### Your goal
Your task is to quote exactly the run of lines that starts at the line containing "Clone this chart in Apache ECharts." and ends at the line containing "var r2Text = 'R² = 0,6215';", including both.

### Data for the task
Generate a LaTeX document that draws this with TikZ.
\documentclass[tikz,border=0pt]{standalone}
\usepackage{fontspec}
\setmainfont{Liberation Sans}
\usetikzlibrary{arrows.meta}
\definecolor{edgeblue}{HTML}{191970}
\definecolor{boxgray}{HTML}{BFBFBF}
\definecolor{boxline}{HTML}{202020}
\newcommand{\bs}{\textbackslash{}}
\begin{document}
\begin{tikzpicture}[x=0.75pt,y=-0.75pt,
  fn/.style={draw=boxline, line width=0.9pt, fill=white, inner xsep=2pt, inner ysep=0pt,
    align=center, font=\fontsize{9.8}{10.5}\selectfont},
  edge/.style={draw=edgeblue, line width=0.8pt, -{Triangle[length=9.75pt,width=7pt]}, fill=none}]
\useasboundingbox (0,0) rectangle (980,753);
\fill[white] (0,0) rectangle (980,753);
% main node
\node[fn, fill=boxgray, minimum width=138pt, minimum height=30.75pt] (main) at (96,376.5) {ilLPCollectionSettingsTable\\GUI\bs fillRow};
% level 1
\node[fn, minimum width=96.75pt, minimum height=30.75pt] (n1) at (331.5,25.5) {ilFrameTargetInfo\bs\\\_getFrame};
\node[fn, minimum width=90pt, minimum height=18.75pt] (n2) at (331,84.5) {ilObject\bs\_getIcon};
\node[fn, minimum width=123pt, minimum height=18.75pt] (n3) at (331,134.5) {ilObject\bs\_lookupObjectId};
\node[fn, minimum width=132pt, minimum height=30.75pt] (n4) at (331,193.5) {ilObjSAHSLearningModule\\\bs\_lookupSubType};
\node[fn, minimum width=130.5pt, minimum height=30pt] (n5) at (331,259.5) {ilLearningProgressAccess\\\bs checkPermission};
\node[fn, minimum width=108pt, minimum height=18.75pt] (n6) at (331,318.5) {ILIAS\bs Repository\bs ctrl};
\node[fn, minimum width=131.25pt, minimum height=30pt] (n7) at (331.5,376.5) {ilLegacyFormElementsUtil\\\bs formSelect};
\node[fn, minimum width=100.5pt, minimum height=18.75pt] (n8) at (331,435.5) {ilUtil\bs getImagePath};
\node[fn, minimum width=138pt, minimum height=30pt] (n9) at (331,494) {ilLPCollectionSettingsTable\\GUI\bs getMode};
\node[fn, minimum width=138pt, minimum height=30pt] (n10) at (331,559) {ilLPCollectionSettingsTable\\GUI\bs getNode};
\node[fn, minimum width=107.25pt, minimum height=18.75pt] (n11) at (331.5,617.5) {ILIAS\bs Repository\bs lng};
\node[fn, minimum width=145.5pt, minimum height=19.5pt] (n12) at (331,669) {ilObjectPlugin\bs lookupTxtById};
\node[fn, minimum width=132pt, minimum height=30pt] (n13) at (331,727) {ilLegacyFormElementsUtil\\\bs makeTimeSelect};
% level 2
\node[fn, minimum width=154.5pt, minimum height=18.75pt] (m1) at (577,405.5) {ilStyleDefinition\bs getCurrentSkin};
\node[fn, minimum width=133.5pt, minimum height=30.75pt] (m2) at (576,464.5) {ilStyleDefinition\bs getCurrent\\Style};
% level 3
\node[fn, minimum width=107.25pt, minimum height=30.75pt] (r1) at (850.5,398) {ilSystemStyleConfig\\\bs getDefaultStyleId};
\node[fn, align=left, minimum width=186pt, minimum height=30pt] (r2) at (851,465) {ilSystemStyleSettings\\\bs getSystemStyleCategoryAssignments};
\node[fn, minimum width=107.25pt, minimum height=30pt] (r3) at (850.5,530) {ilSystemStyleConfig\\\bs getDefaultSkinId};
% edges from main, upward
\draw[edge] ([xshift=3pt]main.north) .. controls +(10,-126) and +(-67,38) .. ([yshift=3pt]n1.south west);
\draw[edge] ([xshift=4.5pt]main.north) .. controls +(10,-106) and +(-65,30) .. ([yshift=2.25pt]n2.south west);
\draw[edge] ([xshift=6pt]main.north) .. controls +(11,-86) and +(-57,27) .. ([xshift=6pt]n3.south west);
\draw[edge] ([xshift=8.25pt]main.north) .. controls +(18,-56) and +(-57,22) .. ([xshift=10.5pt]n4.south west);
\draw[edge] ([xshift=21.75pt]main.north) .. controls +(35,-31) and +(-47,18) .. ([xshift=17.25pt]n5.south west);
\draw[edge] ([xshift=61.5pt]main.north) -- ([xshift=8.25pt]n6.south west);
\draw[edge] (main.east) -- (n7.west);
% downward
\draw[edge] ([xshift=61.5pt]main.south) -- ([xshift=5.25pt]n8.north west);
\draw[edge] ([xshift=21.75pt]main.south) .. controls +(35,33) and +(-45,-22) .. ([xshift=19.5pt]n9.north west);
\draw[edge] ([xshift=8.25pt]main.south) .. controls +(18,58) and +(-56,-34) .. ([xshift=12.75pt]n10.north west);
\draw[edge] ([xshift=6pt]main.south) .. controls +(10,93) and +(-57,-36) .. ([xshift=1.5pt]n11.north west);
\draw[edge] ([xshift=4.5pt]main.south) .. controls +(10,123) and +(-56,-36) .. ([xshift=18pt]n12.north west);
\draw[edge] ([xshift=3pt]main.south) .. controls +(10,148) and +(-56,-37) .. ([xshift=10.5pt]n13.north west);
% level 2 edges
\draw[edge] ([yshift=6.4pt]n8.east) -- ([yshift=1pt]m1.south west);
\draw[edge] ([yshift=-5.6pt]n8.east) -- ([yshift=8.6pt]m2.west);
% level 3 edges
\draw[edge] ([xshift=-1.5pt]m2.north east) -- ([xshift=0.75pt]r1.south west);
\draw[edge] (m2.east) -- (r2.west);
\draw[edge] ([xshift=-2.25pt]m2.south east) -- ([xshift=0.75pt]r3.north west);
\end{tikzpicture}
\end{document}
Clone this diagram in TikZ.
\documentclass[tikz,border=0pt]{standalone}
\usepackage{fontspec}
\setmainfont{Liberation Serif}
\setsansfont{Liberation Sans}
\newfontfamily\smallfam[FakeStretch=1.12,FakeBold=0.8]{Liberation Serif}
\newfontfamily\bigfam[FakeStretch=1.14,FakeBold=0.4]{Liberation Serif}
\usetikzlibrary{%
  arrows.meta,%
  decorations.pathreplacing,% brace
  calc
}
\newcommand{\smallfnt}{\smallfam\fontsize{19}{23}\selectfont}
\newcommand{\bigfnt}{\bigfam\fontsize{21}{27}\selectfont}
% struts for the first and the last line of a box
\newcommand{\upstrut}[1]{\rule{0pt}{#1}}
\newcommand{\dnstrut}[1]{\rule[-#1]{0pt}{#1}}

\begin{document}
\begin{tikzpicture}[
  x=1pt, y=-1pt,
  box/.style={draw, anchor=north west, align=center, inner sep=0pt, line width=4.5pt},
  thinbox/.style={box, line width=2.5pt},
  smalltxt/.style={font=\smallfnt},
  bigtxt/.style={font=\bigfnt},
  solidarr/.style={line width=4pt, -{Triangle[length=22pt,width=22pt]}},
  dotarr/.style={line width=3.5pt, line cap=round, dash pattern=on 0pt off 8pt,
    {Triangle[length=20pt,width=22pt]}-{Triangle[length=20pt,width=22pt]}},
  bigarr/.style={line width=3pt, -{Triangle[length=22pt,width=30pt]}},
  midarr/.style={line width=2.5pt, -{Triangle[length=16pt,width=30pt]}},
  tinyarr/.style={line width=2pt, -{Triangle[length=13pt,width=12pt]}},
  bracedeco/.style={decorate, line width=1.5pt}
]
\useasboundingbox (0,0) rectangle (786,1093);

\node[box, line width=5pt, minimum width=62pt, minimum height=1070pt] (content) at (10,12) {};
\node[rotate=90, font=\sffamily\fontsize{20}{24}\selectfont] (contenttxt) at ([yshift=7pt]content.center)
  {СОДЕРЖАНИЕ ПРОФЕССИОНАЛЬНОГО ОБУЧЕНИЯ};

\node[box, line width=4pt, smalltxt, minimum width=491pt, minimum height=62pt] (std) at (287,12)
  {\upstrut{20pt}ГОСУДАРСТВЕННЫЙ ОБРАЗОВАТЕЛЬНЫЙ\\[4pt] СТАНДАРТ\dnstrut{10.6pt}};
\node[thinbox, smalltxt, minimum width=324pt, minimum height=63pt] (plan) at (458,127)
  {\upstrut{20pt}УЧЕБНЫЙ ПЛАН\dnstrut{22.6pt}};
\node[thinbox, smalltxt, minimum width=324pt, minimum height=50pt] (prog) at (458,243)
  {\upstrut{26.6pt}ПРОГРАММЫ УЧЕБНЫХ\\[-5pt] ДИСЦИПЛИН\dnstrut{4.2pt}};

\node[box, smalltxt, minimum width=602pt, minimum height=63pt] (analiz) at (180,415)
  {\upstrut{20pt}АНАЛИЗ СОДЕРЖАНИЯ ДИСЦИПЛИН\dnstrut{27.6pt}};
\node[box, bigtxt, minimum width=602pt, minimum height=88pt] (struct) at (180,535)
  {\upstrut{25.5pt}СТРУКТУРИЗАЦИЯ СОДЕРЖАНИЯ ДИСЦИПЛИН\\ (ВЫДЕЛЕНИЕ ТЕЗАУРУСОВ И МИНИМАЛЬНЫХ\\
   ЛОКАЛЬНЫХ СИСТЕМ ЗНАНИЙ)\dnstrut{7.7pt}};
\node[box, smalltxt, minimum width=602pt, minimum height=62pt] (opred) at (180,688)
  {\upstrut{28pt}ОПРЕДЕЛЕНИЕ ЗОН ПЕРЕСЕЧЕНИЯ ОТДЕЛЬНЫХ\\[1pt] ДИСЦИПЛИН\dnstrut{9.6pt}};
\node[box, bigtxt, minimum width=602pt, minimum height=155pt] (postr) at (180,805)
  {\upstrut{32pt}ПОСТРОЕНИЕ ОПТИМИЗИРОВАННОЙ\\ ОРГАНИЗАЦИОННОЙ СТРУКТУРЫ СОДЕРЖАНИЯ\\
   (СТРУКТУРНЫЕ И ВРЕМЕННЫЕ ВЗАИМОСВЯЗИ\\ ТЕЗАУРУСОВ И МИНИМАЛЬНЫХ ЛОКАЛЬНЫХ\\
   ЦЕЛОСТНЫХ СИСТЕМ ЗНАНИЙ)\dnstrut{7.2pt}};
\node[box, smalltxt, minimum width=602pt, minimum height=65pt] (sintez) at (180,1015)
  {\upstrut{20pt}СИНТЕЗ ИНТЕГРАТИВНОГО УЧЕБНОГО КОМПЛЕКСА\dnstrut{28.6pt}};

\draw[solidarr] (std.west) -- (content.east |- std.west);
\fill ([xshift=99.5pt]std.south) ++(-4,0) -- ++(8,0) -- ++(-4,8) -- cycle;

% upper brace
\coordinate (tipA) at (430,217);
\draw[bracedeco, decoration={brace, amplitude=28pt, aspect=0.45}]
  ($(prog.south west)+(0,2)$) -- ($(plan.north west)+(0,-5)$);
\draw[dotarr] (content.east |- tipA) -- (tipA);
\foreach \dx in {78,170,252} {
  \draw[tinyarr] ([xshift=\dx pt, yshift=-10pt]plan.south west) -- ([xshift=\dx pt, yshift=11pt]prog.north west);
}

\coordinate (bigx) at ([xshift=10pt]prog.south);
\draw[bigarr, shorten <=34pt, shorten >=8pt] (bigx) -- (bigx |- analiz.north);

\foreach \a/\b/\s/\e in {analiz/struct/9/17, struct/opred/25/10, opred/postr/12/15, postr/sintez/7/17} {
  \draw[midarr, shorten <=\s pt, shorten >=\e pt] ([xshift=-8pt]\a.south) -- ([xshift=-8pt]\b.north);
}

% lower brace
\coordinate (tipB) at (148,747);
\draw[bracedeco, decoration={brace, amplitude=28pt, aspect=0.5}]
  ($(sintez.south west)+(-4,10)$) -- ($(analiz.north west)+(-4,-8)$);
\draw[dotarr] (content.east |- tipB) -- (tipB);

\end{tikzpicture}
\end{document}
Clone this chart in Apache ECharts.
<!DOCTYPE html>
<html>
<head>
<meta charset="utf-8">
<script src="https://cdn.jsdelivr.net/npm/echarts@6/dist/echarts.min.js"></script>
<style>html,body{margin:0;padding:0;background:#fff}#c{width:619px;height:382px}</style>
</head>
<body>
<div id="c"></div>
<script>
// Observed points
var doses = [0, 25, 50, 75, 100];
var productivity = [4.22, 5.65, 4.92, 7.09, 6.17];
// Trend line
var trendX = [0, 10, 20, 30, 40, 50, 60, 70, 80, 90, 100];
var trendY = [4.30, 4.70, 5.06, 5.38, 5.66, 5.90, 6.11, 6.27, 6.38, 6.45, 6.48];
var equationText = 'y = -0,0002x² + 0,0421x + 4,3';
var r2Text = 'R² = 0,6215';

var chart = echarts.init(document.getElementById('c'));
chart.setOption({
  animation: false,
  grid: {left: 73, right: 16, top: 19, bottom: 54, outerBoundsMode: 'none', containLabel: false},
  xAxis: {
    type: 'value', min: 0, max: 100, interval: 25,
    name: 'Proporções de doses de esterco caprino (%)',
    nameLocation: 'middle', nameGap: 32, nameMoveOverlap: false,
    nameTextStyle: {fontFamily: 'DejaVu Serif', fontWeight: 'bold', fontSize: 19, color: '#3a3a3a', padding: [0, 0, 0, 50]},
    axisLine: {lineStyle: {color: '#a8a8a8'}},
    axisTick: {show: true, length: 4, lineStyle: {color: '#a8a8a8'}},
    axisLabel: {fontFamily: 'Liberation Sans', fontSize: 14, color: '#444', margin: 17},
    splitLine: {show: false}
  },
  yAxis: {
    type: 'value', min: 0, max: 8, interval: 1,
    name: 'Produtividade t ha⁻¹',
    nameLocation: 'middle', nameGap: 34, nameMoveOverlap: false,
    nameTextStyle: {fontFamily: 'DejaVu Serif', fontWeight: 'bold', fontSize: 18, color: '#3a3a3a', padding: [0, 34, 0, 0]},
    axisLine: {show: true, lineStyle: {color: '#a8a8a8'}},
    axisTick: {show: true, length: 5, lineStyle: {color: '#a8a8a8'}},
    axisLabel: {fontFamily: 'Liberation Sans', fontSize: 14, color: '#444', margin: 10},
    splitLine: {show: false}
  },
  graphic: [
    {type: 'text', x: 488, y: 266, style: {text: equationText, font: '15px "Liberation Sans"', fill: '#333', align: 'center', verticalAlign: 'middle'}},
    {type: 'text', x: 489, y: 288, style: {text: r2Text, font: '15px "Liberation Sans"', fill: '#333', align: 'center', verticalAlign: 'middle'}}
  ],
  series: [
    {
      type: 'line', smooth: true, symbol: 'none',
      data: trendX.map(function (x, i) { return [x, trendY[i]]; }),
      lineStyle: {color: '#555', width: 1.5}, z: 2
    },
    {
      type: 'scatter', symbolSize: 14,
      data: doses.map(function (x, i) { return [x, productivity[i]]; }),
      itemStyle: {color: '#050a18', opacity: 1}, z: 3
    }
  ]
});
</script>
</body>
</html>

### Correct result
Clone this chart in Apache ECharts.
<!DOCTYPE html>
<html>
<head>
<meta charset="utf-8">
<script src="https://cdn.jsdelivr.net/npm/echarts@6/dist/echarts.min.js"></script>
<style>html,body{margin:0;padding:0;background:#fff}#c{width:619px;height:382px}</style>
</head>
<body>
<div id="c"></div>
<script>
// Observed points
var doses = [0, 25, 50, 75, 100];
var productivity = [4.22, 5.65, 4.92, 7.09, 6.17];
// Trend line
var trendX = [0, 10, 20, 30, 40, 50, 60, 70, 80, 90, 100];
var trendY = [4.30, 4.70, 5.06, 5.38, 5.66, 5.90, 6.11, 6.27, 6.38, 6.45, 6.48];
var equationText = 'y = -0,0002x² + 0,0421x + 4,3';
var r2Text = 'R² = 0,6215';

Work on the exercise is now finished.